By Fire Chief Sam DiGiovanna, East County Magazine “In-House Fire Chief”
June 13, 2012 (San Diego’s East County)--Summer is here and brush fires are already happening throughout San Diego, Southern California and historic fires currently burning in Colorado and New Mexico.
Resources are being stripped from local areas and it’s important that homeowners do their part to mitigate the threat of wildfire protecting their property and to those that fight these fires with limited budgets due to our economy.
Let’s discuss some defensible space measures you as a homeowner can take “now” as we step right into fire season!
Wildfires are among the nation's growing natural hazards. Though wildfires are natural and often beneficial in less populated areas, more and more homes and lives are being threatened. Many states are implementing and enforcing regulations for reducing wildfire fuel sources. Be sure to check with your state or county for regulations related to your property.
All regulations for owners within or near canyons, brush-covered or grass-covered land, forest-covered or mountainous areas will include creating a defensible space. Regulations tend to be more stringent in areas with steeper terrain and denser vegetation. Creating a defensible space refers to reducing the fuel around a structure by separating, reshaping, trimming or removing the fuel sources. In California a defensible space clearing must be maintained around structures no less than 100 feet. A defensible perimeter allows firefighters an area to work in to protect structures. It also reduces the chance of spreading flames or burning ambers to nearby structures.

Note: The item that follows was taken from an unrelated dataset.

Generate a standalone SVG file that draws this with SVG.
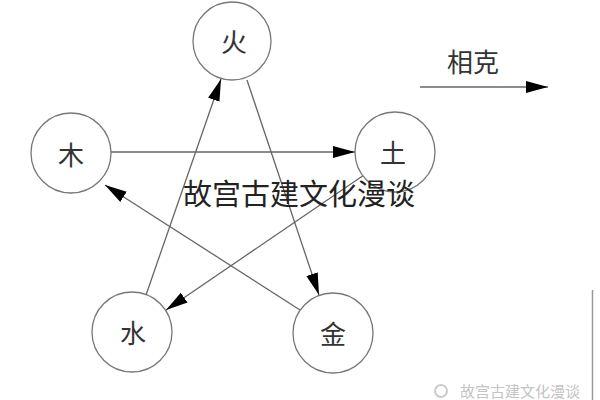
<svg xmlns="http://www.w3.org/2000/svg" width="600" height="400" viewBox="0 0 600 400">
<style>
.node circle{fill:#fff;stroke:#777;stroke-width:1.3}
.node text{font-family:"Noto Sans CJK SC","Noto Sans CJK JP",sans-serif;font-size:26px;fill:#333;text-anchor:middle}
.conn line{stroke:#666;stroke-width:1.3;marker-end:url(#ah)}
.wm{font-family:"Noto Sans CJK SC",sans-serif;text-anchor:middle}
</style>
<defs>
<marker id="ah" markerUnits="userSpaceOnUse" markerWidth="24" markerHeight="14" refX="22" refY="7" orient="auto" viewBox="0 0 24 14">
<path d="M0,1 L22,7 L0,13 Z" fill="#000"/>
</marker>
</defs>
<rect width="600" height="400" fill="#fff"/>
<g class="conn">
<line x1="111" y1="152" x2="355" y2="152"/>
<line x1="364" y1="175" x2="166" y2="310"/>
<line x1="146" y1="295" x2="221" y2="79"/>
<line x1="247" y1="80" x2="319" y2="295"/>
<line x1="300" y1="310" x2="105" y2="185"/>
<line x1="420" y1="87" x2="548" y2="87"/>
</g>
<g id="huo" class="node"><circle cx="232" cy="41" r="39"/><text x="234" y="52">火</text></g>
<g id="mu" class="node"><circle cx="71" cy="153" r="40"/><text x="71" y="165">木</text></g>
<g id="tu" class="node"><circle cx="395" cy="152" r="40"/><text x="393" y="163">土</text></g>
<g id="shui" class="node"><circle cx="132" cy="332" r="40"/><text x="133" y="343">水</text></g>
<g id="jin" class="node"><circle cx="333" cy="333" r="40"/><text x="333" y="344">金</text></g>
<text x="473" y="72" class="wm" font-size="26" fill="#333">相克</text>
<text x="299" y="205" class="wm" font-size="29" fill="#222">故宫古建文化漫谈</text>
<text x="520" y="397" class="wm" font-size="15" fill="#c4c4c4">故宫古建文化漫谈</text>
<circle cx="441" cy="391" r="6" fill="none" stroke="#ccc" stroke-width="2"/>
<line x1="592.5" y1="290" x2="592.5" y2="400" stroke="#999" stroke-width="1.5"/>
</svg>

In all cases, dead, dry and woody vegetation must be removed. Plant material near structures should be regularly irrigated and well maintained, ornamentals, low-growing fire retardant shrubs, low-growing turf and succulent ground cover. Most guidelines will encourage the use of native plant materials especially in non-irrigated areas. Avoid planting in large clusters. It's best to create small planter beds or islands. Use decorative rock, flagstone, gravel or stepping stones to break up planter areas. Utilize mulch in planter areas, too. Mulch retains moisture, benefiting the nearby plant material, reduces weed growth and helps with erosion. There are many organic mulches, but avoid using confer or pine needles. These types of mulches catch fire quickly and will rapidly spread a fire. Owners should keep the surrounding areas near structures clean and free of debris, including fallen leaves and downed logs.
These are just a few guidelines for creating a defensible space to help reduce the spread of wildfires. Again, be sure to check with your local and state authorities for specific regulations in your area.
Other Fire Safety Tips:
- Remove dead and overhanging branches.
- Remove any branches within 10 feet of chimney vent.
- Clean all dead leaves and needles from roof and gutters.
- Install a roof that meets the fire resistance classification of Class C or better.
- Cover chimney outlet with a nonflammable screen of 1/4 inch or smaller mesh. Brand Guard Vents are a great alternative.
- Stack woodpiles at least 30 feet from all structures, fences, and other combustible material.
- Remove all stacks of construction materials, pine needles, leaves and other debris.
- Keep lawn chairs, umbrellas, and other canvas furniture a safe distance from structures
- Clear all vegetation and other combustible or flammable materials from beneath deck area.
- Enclose underside of elevated decks with resistant materials.
- Refrain from dumping lawn clippings in canyons.
- Identify at least two exit routes from your neighborhood.
- Make sure street names and house numbers are clearly visible.
- Designate an emergency meeting place outside your neighborhood.
- Immediately evacuate the area when ordered by police or fire personnel.